L’Asile public de Pau, Place Bosquet (source : Audrey Romeas). |
De l’asile à la colonie agricole.
« C'est en juillet 1865 que la première pierre de l’asile est posée sur le site avec la vaste dépendance agricole. Le déménagement de l’ancien site a lieu le 15 juin 1868. L'asile est donc créé, portant le nom d'Asile Saint-Luc (patron des médecins) ». La colonie agricole comprend 23 hectares en 1868, puis 37 hectares en 1870. Les patients « prennent le statut de « colons », car ils vivent constamment sur place. Chacun cultive des céréales, des légumes, ils font aussi de l'élevage (vaches, chevaux, porcs...), certains animaux et productions sont même vendus. La culture maraichère prend un accroissement considérable : les terres cultivées sont faites de manière à entretenir un grand nombre de bétail d'où l'usage important des engrais et du purin, permettant ainsi que l'écoulement aisé des eaux s'opère ».
Un retour à la terre pour Joseph Gaüzère, très loin de chez lui.

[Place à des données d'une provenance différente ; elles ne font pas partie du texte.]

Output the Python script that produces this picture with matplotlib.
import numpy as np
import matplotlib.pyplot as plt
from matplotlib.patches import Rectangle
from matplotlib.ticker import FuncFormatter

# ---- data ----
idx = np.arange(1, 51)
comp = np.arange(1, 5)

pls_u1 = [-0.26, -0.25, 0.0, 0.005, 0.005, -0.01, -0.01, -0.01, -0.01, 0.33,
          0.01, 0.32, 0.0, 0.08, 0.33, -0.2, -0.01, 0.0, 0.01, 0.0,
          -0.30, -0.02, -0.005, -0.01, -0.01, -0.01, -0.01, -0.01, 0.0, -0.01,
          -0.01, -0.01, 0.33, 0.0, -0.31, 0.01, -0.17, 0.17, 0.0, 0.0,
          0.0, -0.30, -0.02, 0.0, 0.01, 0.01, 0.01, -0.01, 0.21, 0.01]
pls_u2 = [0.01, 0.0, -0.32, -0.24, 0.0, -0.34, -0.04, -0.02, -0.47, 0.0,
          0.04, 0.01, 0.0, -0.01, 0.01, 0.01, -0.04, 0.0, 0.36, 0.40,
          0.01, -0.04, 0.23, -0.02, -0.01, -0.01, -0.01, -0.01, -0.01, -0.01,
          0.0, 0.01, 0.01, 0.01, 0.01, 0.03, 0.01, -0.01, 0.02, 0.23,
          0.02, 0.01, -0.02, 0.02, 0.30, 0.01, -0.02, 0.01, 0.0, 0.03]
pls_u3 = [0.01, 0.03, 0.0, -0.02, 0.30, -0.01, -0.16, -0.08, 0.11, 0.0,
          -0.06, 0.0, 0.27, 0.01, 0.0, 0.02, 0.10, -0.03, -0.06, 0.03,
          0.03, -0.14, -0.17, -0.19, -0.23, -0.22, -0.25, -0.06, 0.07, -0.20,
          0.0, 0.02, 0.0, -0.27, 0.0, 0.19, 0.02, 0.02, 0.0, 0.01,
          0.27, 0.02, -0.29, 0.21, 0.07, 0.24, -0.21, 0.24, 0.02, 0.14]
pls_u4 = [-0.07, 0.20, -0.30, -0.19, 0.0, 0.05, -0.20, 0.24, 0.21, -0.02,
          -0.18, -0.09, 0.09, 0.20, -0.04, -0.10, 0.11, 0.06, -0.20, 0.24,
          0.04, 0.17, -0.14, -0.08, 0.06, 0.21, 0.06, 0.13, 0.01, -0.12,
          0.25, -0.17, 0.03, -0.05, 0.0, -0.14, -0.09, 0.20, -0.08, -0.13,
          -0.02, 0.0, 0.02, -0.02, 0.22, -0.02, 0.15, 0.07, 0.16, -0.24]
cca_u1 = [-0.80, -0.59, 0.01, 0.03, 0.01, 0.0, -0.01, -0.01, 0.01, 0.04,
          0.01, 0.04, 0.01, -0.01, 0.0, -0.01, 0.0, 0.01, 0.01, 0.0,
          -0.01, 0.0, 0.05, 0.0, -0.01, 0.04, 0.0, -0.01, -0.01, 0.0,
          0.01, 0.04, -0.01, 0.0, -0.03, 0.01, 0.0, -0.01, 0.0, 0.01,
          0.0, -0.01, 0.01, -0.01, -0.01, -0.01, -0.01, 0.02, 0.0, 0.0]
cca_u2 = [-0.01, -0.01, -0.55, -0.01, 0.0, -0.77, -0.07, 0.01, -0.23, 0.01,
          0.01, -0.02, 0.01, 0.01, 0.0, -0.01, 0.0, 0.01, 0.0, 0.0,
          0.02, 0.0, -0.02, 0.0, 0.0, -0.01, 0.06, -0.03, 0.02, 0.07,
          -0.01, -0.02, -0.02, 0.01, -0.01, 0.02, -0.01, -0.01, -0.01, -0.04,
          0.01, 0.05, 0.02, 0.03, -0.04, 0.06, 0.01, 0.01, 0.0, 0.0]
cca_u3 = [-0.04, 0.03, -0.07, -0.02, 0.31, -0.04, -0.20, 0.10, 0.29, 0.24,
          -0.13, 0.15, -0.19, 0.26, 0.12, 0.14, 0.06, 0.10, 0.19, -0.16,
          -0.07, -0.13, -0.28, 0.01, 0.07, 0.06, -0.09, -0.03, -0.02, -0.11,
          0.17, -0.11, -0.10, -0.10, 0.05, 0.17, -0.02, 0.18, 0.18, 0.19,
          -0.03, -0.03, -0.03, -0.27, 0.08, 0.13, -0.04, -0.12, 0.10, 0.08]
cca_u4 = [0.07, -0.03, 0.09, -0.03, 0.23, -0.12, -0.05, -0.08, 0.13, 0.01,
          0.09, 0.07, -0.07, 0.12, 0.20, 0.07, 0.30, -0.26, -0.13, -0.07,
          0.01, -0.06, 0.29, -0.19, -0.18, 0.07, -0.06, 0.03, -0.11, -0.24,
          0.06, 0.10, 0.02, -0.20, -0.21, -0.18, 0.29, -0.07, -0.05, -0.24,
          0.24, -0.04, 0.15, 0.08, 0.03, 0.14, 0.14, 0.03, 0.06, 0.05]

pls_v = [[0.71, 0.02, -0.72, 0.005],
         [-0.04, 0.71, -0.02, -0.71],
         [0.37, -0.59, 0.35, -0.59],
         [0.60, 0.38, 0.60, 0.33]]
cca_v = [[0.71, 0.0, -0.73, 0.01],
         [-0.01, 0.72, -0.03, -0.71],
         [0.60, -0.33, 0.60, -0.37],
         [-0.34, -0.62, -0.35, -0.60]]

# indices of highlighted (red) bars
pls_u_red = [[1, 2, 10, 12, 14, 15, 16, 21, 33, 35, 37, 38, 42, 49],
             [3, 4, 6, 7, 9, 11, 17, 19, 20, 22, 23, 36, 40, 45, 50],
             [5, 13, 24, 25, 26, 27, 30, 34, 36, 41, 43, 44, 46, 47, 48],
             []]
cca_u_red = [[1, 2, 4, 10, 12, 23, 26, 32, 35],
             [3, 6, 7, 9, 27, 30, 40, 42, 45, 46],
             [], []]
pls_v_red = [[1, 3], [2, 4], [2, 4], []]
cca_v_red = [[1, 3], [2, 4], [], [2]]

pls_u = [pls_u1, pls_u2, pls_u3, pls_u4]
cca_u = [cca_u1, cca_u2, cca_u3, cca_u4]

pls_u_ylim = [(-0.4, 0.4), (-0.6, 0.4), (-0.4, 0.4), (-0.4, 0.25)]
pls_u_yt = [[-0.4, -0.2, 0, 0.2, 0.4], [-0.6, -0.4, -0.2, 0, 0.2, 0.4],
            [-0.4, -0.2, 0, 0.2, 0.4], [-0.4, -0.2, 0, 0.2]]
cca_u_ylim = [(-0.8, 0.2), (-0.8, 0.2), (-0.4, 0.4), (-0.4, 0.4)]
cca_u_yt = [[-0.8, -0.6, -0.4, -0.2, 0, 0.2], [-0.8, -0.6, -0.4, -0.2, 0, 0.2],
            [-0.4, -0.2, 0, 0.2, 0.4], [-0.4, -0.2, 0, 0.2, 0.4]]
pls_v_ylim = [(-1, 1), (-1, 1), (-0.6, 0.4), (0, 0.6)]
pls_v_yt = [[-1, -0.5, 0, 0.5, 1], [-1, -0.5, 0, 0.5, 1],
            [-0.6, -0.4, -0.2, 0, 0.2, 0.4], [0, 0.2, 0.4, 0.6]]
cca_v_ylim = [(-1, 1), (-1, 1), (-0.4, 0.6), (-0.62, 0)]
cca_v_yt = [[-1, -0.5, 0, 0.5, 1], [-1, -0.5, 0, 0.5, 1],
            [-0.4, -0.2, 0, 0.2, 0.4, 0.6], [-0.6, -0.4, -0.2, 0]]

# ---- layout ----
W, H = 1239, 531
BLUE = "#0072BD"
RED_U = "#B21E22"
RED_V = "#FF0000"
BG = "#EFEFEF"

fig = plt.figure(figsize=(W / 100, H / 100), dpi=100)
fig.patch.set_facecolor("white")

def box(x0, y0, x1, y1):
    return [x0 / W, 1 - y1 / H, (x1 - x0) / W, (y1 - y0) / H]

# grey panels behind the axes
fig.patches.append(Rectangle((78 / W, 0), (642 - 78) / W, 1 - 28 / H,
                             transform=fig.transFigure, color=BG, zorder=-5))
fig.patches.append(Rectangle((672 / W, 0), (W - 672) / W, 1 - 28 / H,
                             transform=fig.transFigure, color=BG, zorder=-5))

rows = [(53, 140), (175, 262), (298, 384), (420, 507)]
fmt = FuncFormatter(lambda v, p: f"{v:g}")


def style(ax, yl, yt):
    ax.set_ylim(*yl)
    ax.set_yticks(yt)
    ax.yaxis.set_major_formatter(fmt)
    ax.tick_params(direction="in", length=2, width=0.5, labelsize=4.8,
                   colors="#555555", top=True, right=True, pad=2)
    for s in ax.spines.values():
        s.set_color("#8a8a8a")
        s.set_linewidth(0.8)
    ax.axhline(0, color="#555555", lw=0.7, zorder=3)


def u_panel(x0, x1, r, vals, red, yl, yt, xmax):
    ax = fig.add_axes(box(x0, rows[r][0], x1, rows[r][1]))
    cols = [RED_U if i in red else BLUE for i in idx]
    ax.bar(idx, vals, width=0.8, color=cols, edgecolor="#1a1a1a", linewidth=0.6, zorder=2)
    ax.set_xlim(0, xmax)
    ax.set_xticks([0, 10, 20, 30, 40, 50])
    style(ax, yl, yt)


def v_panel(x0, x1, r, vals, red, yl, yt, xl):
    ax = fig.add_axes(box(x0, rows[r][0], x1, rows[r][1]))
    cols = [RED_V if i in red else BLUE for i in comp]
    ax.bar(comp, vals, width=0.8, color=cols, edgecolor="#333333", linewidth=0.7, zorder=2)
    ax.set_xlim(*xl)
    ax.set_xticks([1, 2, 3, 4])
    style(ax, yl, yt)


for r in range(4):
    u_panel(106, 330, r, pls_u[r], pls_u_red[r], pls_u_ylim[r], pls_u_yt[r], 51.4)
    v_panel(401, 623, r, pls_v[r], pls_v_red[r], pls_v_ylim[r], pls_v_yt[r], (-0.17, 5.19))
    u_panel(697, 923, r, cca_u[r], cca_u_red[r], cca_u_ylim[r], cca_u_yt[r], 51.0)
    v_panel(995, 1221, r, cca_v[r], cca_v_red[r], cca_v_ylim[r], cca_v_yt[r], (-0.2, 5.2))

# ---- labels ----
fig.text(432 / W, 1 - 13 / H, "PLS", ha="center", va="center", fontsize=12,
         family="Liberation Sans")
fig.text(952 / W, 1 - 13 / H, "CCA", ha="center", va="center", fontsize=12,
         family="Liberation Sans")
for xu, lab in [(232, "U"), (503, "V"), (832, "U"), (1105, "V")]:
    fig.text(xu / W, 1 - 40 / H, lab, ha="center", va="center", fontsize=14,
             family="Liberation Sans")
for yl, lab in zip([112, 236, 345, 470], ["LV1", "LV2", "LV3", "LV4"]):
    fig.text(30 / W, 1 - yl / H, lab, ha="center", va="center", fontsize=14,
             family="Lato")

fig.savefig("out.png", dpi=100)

Les bâtiments de l’Asile Saint-Luc (source : Audrey Romeas) où vécut Joseph Gaüzère. |
Références
Audrey Romeas. L’Hôpital Saint-Luc, ancien asile d’aliénés. Histoire. 2015. dumas-01291896
Site de l'histoire de la psychiatrie : www.psychiatrie.histoire.free.fr
Mémoire d'Alain Lefèvre, La folie et son traitement à Pau au XIXe siècle (L'asile Saint-Luc de Pau), Pau, 1981.